Many people simply pick a number that sounds “reasonable” without calculating what their family would truly need in their absence. Remember, life insurance is meant to cover things like:
- Daily living expenses
- Mortgage or rent
- Education costs
- Outstanding debts
- Final expenses (funeral, burial)
✅ Solution: Use a formula like DIME (Debt, Income, Mortgage, Education) to estimate the right amount—or consult a financial advisor.
2. Relying Only on Employer-Provided Life Insurance
Group life insurance through your job is a nice benefit, but it’s rarely enough on its own.
These policies usually offer limited coverage (often just 1-2 times your annual salary) and are not portable—meaning you lose them if you change or lose your job.
✅ Solution: Purchase a personal life insurance policy that stays with you no matter where you work.
3. Delaying the Purchase of Life Insurance
Many people wait until they “need” life insurance—after having kids or buying a home. But the longer you wait, the more expensive it becomes, and the higher the chance of developing a health condition that affects your eligibility.
✅ Solution: Buy early, even if you’re single or in good health. You’ll lock in lower premiums and increase your long-term options.

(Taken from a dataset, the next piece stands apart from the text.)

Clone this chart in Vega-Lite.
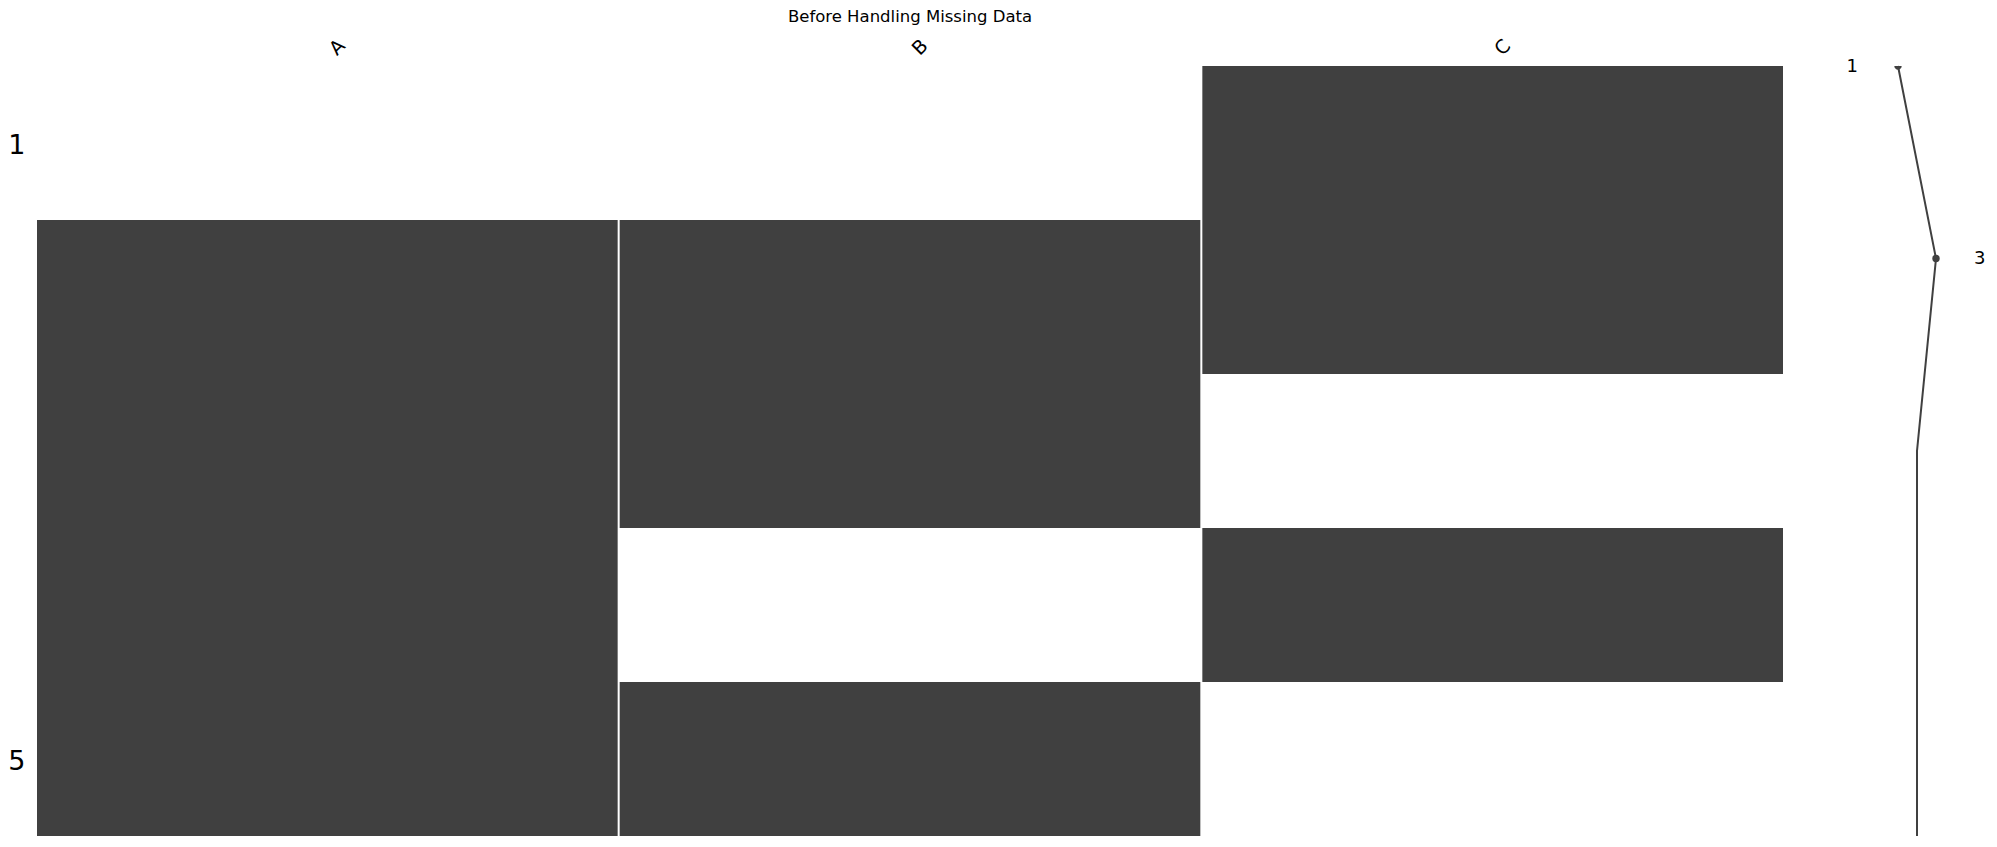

4. Choosing the Wrong Type of Policy
Do you need term life, which covers you for a set number of years? Or whole life, which includes an investment component and lasts a lifetime?
Some buyers are upsold permanent policies they don’t need, while others miss out on the benefits of a whole life plan that could support long-term goals.
✅ Solution: Learn the difference between term, whole, universal, and variable life policies. Choose based on your budget and goals.
5. Not Reviewing or Updating Your Policy
Your life changes—your life insurance should too. Yet many policyholders forget to update their beneficiaries or increase coverage after major life events like marriage, the birth of a child, or buying a house.
✅ Solution: Review your policy every 1-2 years or after major life changes to make sure it still aligns with your needs.
Final Thoughts
Life insurance isn’t a one-size-fits-all purchase, and the consequences of getting it wrong can be serious. Avoid these common mistakes by taking a thoughtful, informed approach—and you’ll give your loved ones the peace of mind they deserve.